*Problem*:
Exactly retype the lines of the material from its first line to the line with "3168, 2293, 760]", including both.

*Collected material*:
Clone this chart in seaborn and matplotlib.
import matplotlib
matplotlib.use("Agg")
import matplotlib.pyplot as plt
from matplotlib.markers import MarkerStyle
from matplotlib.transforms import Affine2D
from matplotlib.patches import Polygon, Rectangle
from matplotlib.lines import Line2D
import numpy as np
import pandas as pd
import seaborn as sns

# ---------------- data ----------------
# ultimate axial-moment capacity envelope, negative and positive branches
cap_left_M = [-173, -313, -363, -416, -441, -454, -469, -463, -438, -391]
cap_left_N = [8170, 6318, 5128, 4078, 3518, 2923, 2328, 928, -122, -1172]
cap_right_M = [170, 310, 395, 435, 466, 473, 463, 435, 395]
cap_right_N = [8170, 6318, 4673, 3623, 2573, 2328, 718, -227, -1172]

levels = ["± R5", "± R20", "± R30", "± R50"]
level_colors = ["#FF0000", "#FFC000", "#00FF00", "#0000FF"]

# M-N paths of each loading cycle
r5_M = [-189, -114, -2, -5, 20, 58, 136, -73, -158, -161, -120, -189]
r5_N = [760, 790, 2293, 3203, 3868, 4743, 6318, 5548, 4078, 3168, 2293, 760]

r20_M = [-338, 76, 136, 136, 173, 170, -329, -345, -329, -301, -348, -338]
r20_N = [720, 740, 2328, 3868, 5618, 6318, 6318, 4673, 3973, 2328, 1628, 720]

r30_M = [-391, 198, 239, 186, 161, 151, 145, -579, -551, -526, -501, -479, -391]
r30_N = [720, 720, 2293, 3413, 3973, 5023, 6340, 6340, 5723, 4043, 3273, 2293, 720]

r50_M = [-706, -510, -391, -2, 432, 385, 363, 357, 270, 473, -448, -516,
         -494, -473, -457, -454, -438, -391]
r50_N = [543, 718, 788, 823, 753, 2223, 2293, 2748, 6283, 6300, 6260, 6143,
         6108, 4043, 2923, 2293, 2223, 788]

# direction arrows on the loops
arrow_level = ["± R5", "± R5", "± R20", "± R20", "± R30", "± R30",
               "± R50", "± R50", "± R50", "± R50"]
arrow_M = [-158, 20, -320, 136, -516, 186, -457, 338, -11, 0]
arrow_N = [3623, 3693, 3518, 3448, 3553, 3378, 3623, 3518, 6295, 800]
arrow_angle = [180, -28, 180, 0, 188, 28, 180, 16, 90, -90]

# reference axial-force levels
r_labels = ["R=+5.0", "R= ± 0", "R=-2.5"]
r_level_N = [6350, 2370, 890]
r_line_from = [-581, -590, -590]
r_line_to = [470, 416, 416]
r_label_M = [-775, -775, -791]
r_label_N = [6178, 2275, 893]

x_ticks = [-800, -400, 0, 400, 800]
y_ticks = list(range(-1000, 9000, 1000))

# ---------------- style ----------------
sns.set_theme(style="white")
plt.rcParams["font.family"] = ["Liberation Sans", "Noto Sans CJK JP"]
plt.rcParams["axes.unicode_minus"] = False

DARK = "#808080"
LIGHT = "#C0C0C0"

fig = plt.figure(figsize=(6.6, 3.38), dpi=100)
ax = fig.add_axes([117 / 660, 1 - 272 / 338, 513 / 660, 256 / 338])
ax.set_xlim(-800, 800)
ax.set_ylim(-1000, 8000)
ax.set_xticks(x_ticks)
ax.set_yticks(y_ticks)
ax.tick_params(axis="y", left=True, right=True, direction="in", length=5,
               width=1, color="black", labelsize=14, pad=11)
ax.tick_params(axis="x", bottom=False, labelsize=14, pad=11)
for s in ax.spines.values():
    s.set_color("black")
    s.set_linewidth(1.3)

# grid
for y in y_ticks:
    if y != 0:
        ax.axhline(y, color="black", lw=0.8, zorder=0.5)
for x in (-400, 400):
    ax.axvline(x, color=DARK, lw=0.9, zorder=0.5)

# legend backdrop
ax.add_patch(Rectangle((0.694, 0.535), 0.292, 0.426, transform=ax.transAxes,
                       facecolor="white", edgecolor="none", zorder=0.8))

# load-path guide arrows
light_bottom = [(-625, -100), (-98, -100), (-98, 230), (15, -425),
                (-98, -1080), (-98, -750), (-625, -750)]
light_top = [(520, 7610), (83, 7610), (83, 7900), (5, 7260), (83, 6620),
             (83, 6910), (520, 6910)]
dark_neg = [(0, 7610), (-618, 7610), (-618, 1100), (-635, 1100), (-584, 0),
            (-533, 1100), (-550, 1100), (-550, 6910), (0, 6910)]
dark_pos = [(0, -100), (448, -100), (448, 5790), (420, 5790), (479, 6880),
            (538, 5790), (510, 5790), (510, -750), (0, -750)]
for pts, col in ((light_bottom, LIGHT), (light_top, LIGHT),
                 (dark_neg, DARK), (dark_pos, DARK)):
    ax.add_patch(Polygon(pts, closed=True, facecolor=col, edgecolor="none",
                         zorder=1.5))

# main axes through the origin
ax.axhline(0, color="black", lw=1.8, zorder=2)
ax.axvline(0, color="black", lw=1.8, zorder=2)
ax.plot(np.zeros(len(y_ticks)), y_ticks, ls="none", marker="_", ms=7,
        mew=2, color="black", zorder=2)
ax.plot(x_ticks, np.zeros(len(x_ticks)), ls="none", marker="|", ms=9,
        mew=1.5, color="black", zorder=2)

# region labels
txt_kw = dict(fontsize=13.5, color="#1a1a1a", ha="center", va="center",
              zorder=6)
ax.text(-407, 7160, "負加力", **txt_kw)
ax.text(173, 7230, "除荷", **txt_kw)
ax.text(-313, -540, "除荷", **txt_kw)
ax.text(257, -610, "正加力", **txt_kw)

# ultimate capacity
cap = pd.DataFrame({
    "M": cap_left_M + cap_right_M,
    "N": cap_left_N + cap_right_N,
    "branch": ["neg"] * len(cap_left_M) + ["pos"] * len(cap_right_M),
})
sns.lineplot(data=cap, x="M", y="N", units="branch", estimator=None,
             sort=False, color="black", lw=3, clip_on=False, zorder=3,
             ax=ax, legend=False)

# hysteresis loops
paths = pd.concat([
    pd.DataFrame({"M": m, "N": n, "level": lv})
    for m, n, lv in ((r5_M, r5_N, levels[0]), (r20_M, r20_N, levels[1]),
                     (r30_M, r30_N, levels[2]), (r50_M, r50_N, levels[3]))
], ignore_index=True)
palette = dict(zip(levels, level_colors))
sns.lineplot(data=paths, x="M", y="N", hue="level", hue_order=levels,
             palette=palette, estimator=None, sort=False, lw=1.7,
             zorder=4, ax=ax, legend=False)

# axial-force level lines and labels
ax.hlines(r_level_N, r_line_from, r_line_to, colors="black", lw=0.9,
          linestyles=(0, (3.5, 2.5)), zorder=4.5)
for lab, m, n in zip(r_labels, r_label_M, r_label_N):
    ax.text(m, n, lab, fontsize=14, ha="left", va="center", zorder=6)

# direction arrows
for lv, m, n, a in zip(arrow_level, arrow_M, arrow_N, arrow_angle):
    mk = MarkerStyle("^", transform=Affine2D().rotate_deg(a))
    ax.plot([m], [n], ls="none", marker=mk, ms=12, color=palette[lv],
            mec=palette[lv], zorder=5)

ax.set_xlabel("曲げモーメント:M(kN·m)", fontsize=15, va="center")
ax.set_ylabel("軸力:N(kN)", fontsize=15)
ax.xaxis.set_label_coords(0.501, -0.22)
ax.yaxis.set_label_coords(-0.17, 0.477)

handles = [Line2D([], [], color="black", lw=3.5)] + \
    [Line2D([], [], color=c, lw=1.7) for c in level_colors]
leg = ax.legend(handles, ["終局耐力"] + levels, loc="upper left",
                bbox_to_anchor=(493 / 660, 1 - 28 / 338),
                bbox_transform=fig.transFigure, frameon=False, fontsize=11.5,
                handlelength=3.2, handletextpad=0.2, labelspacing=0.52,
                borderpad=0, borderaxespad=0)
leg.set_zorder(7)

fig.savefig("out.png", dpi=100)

*Response to this exercise*:
Clone this chart in seaborn and matplotlib.
import matplotlib
matplotlib.use("Agg")
import matplotlib.pyplot as plt
from matplotlib.markers import MarkerStyle
from matplotlib.transforms import Affine2D
from matplotlib.patches import Polygon, Rectangle
from matplotlib.lines import Line2D
import numpy as np
import pandas as pd
import seaborn as sns

# ---------------- data ----------------
# ultimate axial-moment capacity envelope, negative and positive branches
cap_left_M = [-173, -313, -363, -416, -441, -454, -469, -463, -438, -391]
cap_left_N = [8170, 6318, 5128, 4078, 3518, 2923, 2328, 928, -122, -1172]
cap_right_M = [170, 310, 395, 435, 466, 473, 463, 435, 395]
cap_right_N = [8170, 6318, 4673, 3623, 2573, 2328, 718, -227, -1172]

levels = ["± R5", "± R20", "± R30", "± R50"]
level_colors = ["#FF0000", "#FFC000", "#00FF00", "#0000FF"]

# M-N paths of each loading cycle
r5_M = [-189, -114, -2, -5, 20, 58, 136, -73, -158, -161, -120, -189]
r5_N = [760, 790, 2293, 3203, 3868, 4743, 6318, 5548, 4078, 3168, 2293, 760]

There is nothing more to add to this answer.